SUPPLIED MATERIAL:
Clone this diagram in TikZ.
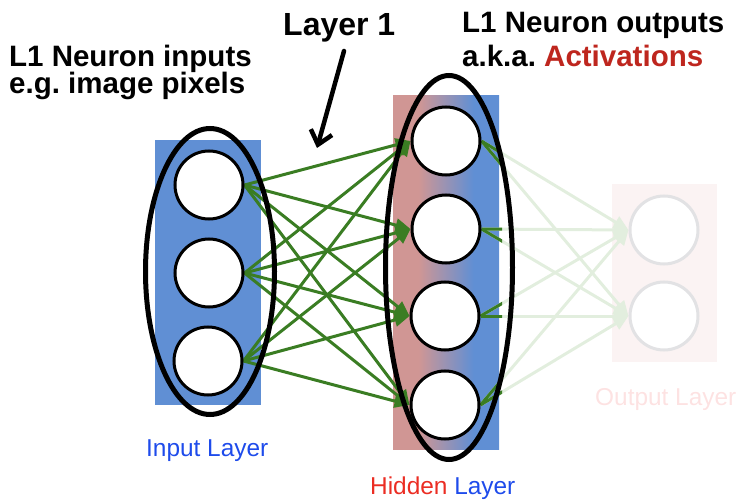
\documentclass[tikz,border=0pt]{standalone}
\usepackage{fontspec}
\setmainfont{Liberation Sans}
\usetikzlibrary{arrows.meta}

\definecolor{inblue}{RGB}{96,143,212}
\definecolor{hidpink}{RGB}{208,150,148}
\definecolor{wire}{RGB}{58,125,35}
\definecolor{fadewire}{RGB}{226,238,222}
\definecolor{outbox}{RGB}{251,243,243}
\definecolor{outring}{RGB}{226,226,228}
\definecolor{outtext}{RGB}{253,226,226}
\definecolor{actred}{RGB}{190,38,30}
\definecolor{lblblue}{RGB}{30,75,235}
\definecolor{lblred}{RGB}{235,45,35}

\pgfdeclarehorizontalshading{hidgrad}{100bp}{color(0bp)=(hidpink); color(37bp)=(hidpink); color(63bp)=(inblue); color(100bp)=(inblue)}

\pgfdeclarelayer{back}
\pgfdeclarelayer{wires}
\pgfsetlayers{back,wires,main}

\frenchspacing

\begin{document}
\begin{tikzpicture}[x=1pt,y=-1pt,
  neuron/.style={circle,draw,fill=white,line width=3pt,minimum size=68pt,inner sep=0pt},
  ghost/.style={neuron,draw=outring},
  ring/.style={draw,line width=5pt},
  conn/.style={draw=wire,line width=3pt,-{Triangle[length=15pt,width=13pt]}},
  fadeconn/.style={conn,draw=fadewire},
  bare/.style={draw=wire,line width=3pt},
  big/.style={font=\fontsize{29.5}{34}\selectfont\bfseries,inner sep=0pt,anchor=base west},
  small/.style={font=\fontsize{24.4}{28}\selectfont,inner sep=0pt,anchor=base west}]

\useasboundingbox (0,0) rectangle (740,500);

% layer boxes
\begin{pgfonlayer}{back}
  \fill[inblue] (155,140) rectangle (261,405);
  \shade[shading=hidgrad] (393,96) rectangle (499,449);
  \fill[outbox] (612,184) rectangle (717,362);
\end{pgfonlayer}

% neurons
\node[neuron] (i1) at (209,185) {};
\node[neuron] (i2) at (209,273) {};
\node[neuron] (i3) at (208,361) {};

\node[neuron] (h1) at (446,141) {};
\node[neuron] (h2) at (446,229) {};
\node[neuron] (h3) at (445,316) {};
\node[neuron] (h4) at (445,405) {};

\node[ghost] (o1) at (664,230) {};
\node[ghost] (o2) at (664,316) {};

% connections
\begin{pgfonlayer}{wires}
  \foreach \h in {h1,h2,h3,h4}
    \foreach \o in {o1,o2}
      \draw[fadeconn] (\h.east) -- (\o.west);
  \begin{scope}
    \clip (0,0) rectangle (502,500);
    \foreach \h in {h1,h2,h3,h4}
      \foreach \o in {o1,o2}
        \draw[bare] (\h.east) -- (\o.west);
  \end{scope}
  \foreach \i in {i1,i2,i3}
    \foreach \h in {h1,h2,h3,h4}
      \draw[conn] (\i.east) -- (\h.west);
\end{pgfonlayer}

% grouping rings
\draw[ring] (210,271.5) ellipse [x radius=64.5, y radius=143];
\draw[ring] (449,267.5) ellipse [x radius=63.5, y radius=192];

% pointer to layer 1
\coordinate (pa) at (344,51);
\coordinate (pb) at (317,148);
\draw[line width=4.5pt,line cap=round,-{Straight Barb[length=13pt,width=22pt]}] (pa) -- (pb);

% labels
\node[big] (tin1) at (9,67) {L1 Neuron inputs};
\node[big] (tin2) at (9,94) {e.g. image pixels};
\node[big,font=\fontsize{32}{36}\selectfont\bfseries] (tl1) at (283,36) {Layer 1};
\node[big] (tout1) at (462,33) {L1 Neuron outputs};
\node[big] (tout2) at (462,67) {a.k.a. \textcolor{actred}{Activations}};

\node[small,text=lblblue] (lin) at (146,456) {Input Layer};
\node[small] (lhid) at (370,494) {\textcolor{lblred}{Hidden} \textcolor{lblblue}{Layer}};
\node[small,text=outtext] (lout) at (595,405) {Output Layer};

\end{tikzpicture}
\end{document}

GOAL: Leave out the pictures and transcribe everything else exactly.

THE SOLUTION:
Clone this diagram in TikZ.
\documentclass[tikz,border=0pt]{standalone}
\usepackage{fontspec}
\setmainfont{Liberation Sans}
\usetikzlibrary{arrows.meta}

\definecolor{inblue}{RGB}{96,143,212}
\definecolor{hidpink}{RGB}{208,150,148}
\definecolor{wire}{RGB}{58,125,35}
\definecolor{fadewire}{RGB}{226,238,222}
\definecolor{outbox}{RGB}{251,243,243}
\definecolor{outring}{RGB}{226,226,228}
\definecolor{outtext}{RGB}{253,226,226}
\definecolor{actred}{RGB}{190,38,30}
\definecolor{lblblue}{RGB}{30,75,235}
\definecolor{lblred}{RGB}{235,45,35}

\pgfdeclarehorizontalshading{hidgrad}{100bp}{color(0bp)=(hidpink); color(37bp)=(hidpink); color(63bp)=(inblue); color(100bp)=(inblue)}

\pgfdeclarelayer{back}
\pgfdeclarelayer{wires}
\pgfsetlayers{back,wires,main}

\frenchspacing

\begin{document}
\begin{tikzpicture}[x=1pt,y=-1pt,
  neuron/.style={circle,draw,fill=white,line width=3pt,minimum size=68pt,inner sep=0pt},
  ghost/.style={neuron,draw=outring},
  ring/.style={draw,line width=5pt},
  conn/.style={draw=wire,line width=3pt,-{Triangle[length=15pt,width=13pt]}},
  fadeconn/.style={conn,draw=fadewire},
  bare/.style={draw=wire,line width=3pt},
  big/.style={font=\fontsize{29.5}{34}\selectfont\bfseries,inner sep=0pt,anchor=base west},
  small/.style={font=\fontsize{24.4}{28}\selectfont,inner sep=0pt,anchor=base west}]

\useasboundingbox (0,0) rectangle (740,500);

% layer boxes
\begin{pgfonlayer}{back}
  \fill[inblue] (155,140) rectangle (261,405);
  \shade[shading=hidgrad] (393,96) rectangle (499,449);
  \fill[outbox] (612,184) rectangle (717,362);
\end{pgfonlayer}

% neurons
\node[neuron] (i1) at (209,185) {};
\node[neuron] (i2) at (209,273) {};
\node[neuron] (i3) at (208,361) {};

\node[neuron] (h1) at (446,141) {};
\node[neuron] (h2) at (446,229) {};
\node[neuron] (h3) at (445,316) {};
\node[neuron] (h4) at (445,405) {};

\node[ghost] (o1) at (664,230) {};
\node[ghost] (o2) at (664,316) {};

% connections
\begin{pgfonlayer}{wires}
  \foreach \h in {h1,h2,h3,h4}
    \foreach \o in {o1,o2}
      \draw[fadeconn] (\h.east) -- (\o.west);
  \begin{scope}
    \clip (0,0) rectangle (502,500);
    \foreach \h in {h1,h2,h3,h4}
      \foreach \o in {o1,o2}
        \draw[bare] (\h.east) -- (\o.west);
  \end{scope}
  \foreach \i in {i1,i2,i3}
    \foreach \h in {h1,h2,h3,h4}
      \draw[conn] (\i.east) -- (\h.west);
\end{pgfonlayer}

% grouping rings
\draw[ring] (210,271.5) ellipse [x radius=64.5, y radius=143];
\draw[ring] (449,267.5) ellipse [x radius=63.5, y radius=192];

% pointer to layer 1
\coordinate (pa) at (344,51);
\coordinate (pb) at (317,148);
\draw[line width=4.5pt,line cap=round,-{Straight Barb[length=13pt,width=22pt]}] (pa) -- (pb);

% labels
\node[big] (tin1) at (9,67) {L1 Neuron inputs};
\node[big] (tin2) at (9,94) {e.g. image pixels};
\node[big,font=\fontsize{32}{36}\selectfont\bfseries] (tl1) at (283,36) {Layer 1};
\node[big] (tout1) at (462,33) {L1 Neuron outputs};
\node[big] (tout2) at (462,67) {a.k.a. \textcolor{actred}{Activations}};

\node[small,text=lblblue] (lin) at (146,456) {Input Layer};
\node[small] (lhid) at (370,494) {\textcolor{lblred}{Hidden} \textcolor{lblblue}{Layer}};
\node[small,text=outtext] (lout) at (595,405) {Output Layer};

\end{tikzpicture}
\end{document}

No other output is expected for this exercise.